— Start of Data excerpt —

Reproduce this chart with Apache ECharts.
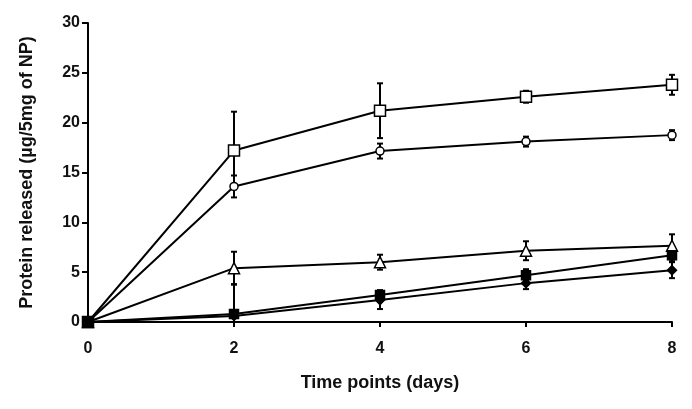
<!DOCTYPE html>
<html>
<head>
<meta charset="utf-8">
<script src="https://cdn.jsdelivr.net/npm/echarts@6/dist/echarts.min.js"></script>
<style>
  html, body { margin: 0; padding: 0; background: #fff; }
  #chart { width: 692px; height: 409px; }
</style>
</head>
<body>
<div id="chart"></div>
<script>
// time points (days)
const days = [0, 2, 4, 6, 8];

// mean protein released per series, and their error (+/-)
const openSquare = [0, 17.2, 21.2, 22.6, 23.8];
const openSquareErr = [0, 3.9, 2.75, 0.6, 1.0];
const openCircle = [0, 13.6, 17.15, 18.1, 18.75];
const openCircleErr = [0, 1.1, 0.75, 0.5, 0.5];
const openTriangle = [0, 5.4, 6.0, 7.15, 7.65];
const openTriangleErr = [0, 1.65, 0.75, 0.95, 1.15];
const filledSquare = [0, 0.8, 2.7, 4.7, 6.7];
const filledSquareErr = [0, 3.0, 0.5, 0.6, 0.6];
const filledDiamond = [0, 0.6, 2.2, 3.9, 5.2];
const filledDiamondErr = [0, 0.6, 0.9, 0.6, 0.8];

const xTicks = [0, 2, 4, 6, 8];
const yTicks = [0, 5, 10, 15, 20, 25, 30];

const font = 'Liberation Sans, Arial, sans-serif';

function pairs(vals) {
  return days.map((d, i) => [d, vals[i]]);
}
function errData(vals, errs) {
  return days.map((d, i) => [d, vals[i], errs[i]]).filter(p => p[2] > 0);
}

function renderErr(params, api) {
  const x = api.value(0), y = api.value(1), e = api.value(2);
  const hi = api.coord([x, y + e]);
  const lo = api.coord([x, Math.max(0, y - e)]);
  const w = 3;
  const st = { stroke: '#000', lineWidth: 2 };
  return {
    type: 'group',
    children: [
      { type: 'line', shape: { x1: hi[0], y1: hi[1], x2: lo[0], y2: lo[1] }, style: st },
      { type: 'line', shape: { x1: hi[0] - w, y1: hi[1], x2: hi[0] + w, y2: hi[1] }, style: st },
      { type: 'line', shape: { x1: lo[0] - w, y1: lo[1], x2: lo[0] + w, y2: lo[1] }, style: st }
    ]
  };
}

function lineSeries(name, vals, symbol, size, filled) {
  return {
    name: name,
    type: 'line',
    data: pairs(vals),
    symbol: symbol,
    symbolSize: size,
    showAllSymbol: true,
    z: 3,
    lineStyle: { color: '#000', width: 2 },
    itemStyle: {
      color: filled ? '#000' : '#fff',
      borderColor: '#000',
      borderWidth: 1.5
    },
    emphasis: { disabled: true }
  };
}

function errSeries(vals, errs) {
  return {
    type: 'custom',
    renderItem: renderErr,
    data: errData(vals, errs),
    z: 2,
    silent: true
  };
}

const chart = echarts.init(document.getElementById('chart'));
chart.setOption({
  animation: false,
  backgroundColor: '#fff',
  grid: { left: 88, right: 20, top: 23, bottom: 87 },
  xAxis: {
    type: 'value',
    min: xTicks[0],
    max: xTicks[xTicks.length - 1],
    interval: 2,
    name: 'Time points (days)',
    nameLocation: 'middle',
    nameGap: 52,
    nameTextStyle: { fontFamily: font, fontWeight: 'bold', fontSize: 18, color: '#111' },
    axisLine: { lineStyle: { color: '#000', width: 2 } },
    axisTick: { show: true, length: 5, lineStyle: { color: '#000', width: 2 } },
    axisLabel: { fontFamily: font, fontWeight: 'bold', fontSize: 16, color: '#111', margin: 19 },
    splitLine: { show: false }
  },
  yAxis: {
    type: 'value',
    min: yTicks[0],
    max: yTicks[yTicks.length - 1],
    interval: 5,
    name: 'Protein released (µg/5mg of NP)',
    nameLocation: 'middle',
    nameGap: 52,
    nameTextStyle: { fontFamily: font, fontWeight: 'bold', fontSize: 18, color: '#111' },
    axisLine: { show: true, lineStyle: { color: '#000', width: 2 } },
    axisTick: { show: true, length: 6, lineStyle: { color: '#000', width: 2 } },
    axisLabel: { fontFamily: font, fontWeight: 'bold', fontSize: 16, color: '#111', margin: 8 },
    splitLine: { show: false }
  },
  series: [
    errSeries(openSquare, openSquareErr),
    errSeries(openCircle, openCircleErr),
    errSeries(openTriangle, openTriangleErr),
    errSeries(filledSquare, filledSquareErr),
    errSeries(filledDiamond, filledDiamondErr),
    lineSeries('open square', openSquare, 'rect', 11, false),
    lineSeries('open circle', openCircle, 'circle', 8, false),
    lineSeries('open triangle', openTriangle, 'triangle', 11, false),
    lineSeries('filled diamond', filledDiamond, 'diamond', 9, true),
    lineSeries('filled square', filledSquare, 'rect', 9, true)
  ]
});
</script>
</body>
</html>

— End of Data excerpt —

### The task
Transcribe the listing in full. Omit the pictures and keep every line exact.

### Result of the task
Reproduce this chart with Apache ECharts.
<!DOCTYPE html>
<html>
<head>
<meta charset="utf-8">
<script src="https://cdn.jsdelivr.net/npm/echarts@6/dist/echarts.min.js"></script>
<style>
  html, body { margin: 0; padding: 0; background: #fff; }
  #chart { width: 692px; height: 409px; }
</style>
</head>
<body>
<div id="chart"></div>
<script>
// time points (days)
const days = [0, 2, 4, 6, 8];

// mean protein released per series, and their error (+/-)
const openSquare = [0, 17.2, 21.2, 22.6, 23.8];
const openSquareErr = [0, 3.9, 2.75, 0.6, 1.0];
const openCircle = [0, 13.6, 17.15, 18.1, 18.75];
const openCircleErr = [0, 1.1, 0.75, 0.5, 0.5];
const openTriangle = [0, 5.4, 6.0, 7.15, 7.65];
const openTriangleErr = [0, 1.65, 0.75, 0.95, 1.15];
const filledSquare = [0, 0.8, 2.7, 4.7, 6.7];
const filledSquareErr = [0, 3.0, 0.5, 0.6, 0.6];
const filledDiamond = [0, 0.6, 2.2, 3.9, 5.2];
const filledDiamondErr = [0, 0.6, 0.9, 0.6, 0.8];

const xTicks = [0, 2, 4, 6, 8];
const yTicks = [0, 5, 10, 15, 20, 25, 30];

const font = 'Liberation Sans, Arial, sans-serif';

function pairs(vals) {
  return days.map((d, i) => [d, vals[i]]);
}
function errData(vals, errs) {
  return days.map((d, i) => [d, vals[i], errs[i]]).filter(p => p[2] > 0);
}

function renderErr(params, api) {
  const x = api.value(0), y = api.value(1), e = api.value(2);
  const hi = api.coord([x, y + e]);
  const lo = api.coord([x, Math.max(0, y - e)]);
  const w = 3;
  const st = { stroke: '#000', lineWidth: 2 };
  return {
    type: 'group',
    children: [
      { type: 'line', shape: { x1: hi[0], y1: hi[1], x2: lo[0], y2: lo[1] }, style: st },
      { type: 'line', shape: { x1: hi[0] - w, y1: hi[1], x2: hi[0] + w, y2: hi[1] }, style: st },
      { type: 'line', shape: { x1: lo[0] - w, y1: lo[1], x2: lo[0] + w, y2: lo[1] }, style: st }
    ]
  };
}

function lineSeries(name, vals, symbol, size, filled) {
  return {
    name: name,
    type: 'line',
    data: pairs(vals),
    symbol: symbol,
    symbolSize: size,
    showAllSymbol: true,
    z: 3,
    lineStyle: { color: '#000', width: 2 },
    itemStyle: {
      color: filled ? '#000' : '#fff',
      borderColor: '#000',
      borderWidth: 1.5
    },
    emphasis: { disabled: true }
  };
}

function errSeries(vals, errs) {
  return {
    type: 'custom',
    renderItem: renderErr,
    data: errData(vals, errs),
    z: 2,
    silent: true
  };
}

const chart = echarts.init(document.getElementById('chart'));
chart.setOption({
  animation: false,
  backgroundColor: '#fff',
  grid: { left: 88, right: 20, top: 23, bottom: 87 },
  xAxis: {
    type: 'value',
    min: xTicks[0],
    max: xTicks[xTicks.length - 1],
    interval: 2,
    name: 'Time points (days)',
    nameLocation: 'middle',
    nameGap: 52,
    nameTextStyle: { fontFamily: font, fontWeight: 'bold', fontSize: 18, color: '#111' },
    axisLine: { lineStyle: { color: '#000', width: 2 } },
    axisTick: { show: true, length: 5, lineStyle: { color: '#000', width: 2 } },
    axisLabel: { fontFamily: font, fontWeight: 'bold', fontSize: 16, color: '#111', margin: 19 },
    splitLine: { show: false }
  },
  yAxis: {
    type: 'value',
    min: yTicks[0],
    max: yTicks[yTicks.length - 1],
    interval: 5,
    name: 'Protein released (µg/5mg of NP)',
    nameLocation: 'middle',
    nameGap: 52,
    nameTextStyle: { fontFamily: font, fontWeight: 'bold', fontSize: 18, color: '#111' },
    axisLine: { show: true, lineStyle: { color: '#000', width: 2 } },
    axisTick: { show: true, length: 6, lineStyle: { color: '#000', width: 2 } },
    axisLabel: { fontFamily: font, fontWeight: 'bold', fontSize: 16, color: '#111', margin: 8 },
    splitLine: { show: false }
  },
  series: [
    errSeries(openSquare, openSquareErr),
    errSeries(openCircle, openCircleErr),
    errSeries(openTriangle, openTriangleErr),
    errSeries(filledSquare, filledSquareErr),
    errSeries(filledDiamond, filledDiamondErr),
    lineSeries('open square', openSquare, 'rect', 11, false),
    lineSeries('open circle', openCircle, 'circle', 8, false),
    lineSeries('open triangle', openTriangle, 'triangle', 11, false),
    lineSeries('filled diamond', filledDiamond, 'diamond', 9, true),
    lineSeries('filled square', filledSquare, 'rect', 9, true)
  ]
});
</script>
</body>
</html>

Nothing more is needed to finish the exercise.